■ **TASK GOAL**
Extract the lines of the material below, beginning with the first and ending with the line that holds "4000, 4500, 5000]". Skip every picture.

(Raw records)
==============================
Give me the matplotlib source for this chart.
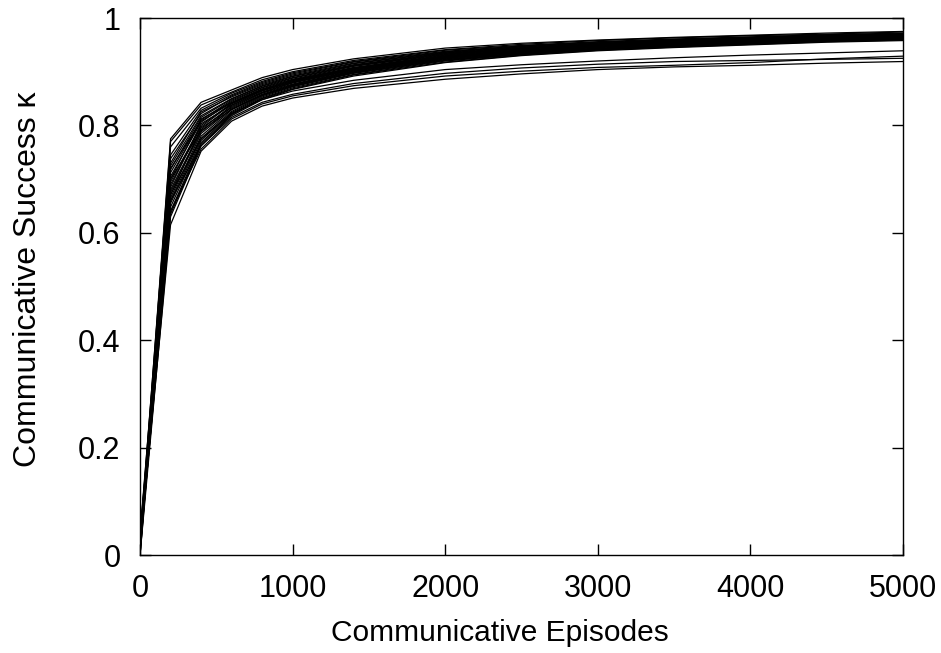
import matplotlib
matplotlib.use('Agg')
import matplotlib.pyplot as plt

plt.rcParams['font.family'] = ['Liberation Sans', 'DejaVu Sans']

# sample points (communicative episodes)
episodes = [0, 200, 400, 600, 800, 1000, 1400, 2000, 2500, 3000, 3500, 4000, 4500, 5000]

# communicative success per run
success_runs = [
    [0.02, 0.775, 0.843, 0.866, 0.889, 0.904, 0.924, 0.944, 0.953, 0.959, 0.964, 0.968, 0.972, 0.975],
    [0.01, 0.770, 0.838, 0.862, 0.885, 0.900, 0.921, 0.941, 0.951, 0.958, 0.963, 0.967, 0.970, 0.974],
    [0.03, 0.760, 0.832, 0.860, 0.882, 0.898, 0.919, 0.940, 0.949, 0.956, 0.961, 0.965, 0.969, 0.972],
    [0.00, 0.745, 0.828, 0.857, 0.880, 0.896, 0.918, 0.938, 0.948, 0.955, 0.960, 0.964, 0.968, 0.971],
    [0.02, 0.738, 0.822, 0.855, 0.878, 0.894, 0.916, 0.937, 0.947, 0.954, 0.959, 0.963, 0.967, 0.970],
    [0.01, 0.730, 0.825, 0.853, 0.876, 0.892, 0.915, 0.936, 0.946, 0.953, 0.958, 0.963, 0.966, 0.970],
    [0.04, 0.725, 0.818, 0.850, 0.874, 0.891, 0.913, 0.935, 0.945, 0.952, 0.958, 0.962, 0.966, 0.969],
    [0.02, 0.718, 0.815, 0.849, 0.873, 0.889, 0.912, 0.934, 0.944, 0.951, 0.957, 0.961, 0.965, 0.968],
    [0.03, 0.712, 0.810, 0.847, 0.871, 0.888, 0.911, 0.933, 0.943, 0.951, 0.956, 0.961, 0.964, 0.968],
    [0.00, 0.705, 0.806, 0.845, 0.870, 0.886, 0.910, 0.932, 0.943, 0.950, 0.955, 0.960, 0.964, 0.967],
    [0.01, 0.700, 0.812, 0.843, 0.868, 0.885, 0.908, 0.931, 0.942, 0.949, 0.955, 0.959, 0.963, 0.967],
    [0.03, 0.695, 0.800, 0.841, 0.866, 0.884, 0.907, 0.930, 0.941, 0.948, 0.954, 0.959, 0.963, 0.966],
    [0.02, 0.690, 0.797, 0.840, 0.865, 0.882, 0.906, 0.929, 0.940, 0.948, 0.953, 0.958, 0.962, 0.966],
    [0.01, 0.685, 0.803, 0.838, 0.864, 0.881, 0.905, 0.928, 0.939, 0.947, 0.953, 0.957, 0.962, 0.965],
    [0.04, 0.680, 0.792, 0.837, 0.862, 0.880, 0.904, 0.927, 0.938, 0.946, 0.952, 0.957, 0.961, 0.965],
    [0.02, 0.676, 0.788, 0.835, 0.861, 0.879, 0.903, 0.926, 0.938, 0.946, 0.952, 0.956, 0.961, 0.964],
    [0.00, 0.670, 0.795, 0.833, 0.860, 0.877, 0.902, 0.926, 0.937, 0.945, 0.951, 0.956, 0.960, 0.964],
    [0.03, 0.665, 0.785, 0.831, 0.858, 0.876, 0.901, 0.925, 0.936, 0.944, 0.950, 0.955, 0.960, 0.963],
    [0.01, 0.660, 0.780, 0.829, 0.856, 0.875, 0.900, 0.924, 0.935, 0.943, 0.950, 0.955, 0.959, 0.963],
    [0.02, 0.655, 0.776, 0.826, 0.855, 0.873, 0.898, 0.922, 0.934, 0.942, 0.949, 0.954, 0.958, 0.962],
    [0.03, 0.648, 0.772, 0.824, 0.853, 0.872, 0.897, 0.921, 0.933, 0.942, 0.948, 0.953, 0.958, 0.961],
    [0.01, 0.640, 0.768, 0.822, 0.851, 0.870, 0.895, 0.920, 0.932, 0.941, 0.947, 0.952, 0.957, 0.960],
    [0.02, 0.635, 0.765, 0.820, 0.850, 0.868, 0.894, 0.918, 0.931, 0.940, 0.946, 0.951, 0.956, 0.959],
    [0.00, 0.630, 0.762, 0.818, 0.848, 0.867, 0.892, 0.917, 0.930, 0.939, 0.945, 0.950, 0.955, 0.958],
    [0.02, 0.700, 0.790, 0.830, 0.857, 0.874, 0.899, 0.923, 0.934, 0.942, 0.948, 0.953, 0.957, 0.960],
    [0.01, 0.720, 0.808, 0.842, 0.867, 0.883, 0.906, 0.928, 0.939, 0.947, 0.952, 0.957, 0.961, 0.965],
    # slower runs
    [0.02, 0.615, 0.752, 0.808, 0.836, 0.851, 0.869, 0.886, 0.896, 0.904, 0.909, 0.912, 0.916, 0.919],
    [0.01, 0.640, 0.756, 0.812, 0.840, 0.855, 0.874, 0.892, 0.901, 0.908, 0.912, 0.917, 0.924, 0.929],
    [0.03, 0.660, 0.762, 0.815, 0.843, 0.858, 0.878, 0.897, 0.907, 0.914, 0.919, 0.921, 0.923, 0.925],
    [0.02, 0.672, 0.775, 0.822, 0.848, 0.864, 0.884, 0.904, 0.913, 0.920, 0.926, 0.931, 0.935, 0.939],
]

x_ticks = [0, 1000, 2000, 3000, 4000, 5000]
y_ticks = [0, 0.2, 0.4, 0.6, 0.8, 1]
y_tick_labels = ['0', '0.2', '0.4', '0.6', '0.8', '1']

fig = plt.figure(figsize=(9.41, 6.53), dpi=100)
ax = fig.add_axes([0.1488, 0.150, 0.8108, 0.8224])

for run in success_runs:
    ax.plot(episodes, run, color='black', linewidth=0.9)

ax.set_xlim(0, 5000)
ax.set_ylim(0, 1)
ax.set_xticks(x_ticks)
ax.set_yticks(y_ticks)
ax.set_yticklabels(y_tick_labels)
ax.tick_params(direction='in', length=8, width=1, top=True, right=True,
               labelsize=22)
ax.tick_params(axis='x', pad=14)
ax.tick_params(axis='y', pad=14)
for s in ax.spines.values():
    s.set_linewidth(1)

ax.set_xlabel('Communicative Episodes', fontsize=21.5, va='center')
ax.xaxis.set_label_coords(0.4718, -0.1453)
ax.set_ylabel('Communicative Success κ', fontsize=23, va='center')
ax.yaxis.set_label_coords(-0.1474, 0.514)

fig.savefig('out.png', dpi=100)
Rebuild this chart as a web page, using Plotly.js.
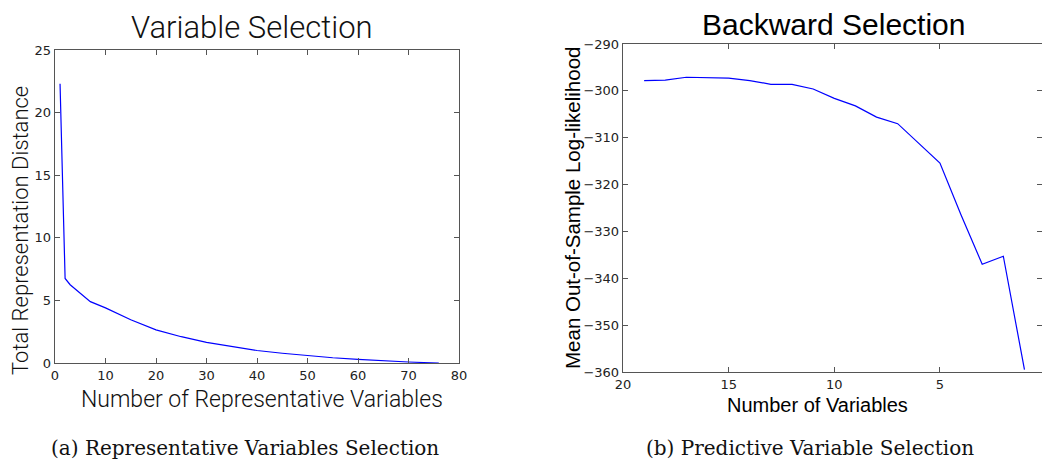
==============================
■ **WORKED ANSWER**
Give me the matplotlib source for this chart.
import matplotlib
matplotlib.use('Agg')
import matplotlib.pyplot as plt

plt.rcParams['font.family'] = ['Liberation Sans', 'DejaVu Sans']

# sample points (communicative episodes)
episodes = [0, 200, 400, 600, 800, 1000, 1400, 2000, 2500, 3000, 3500, 4000, 4500, 5000]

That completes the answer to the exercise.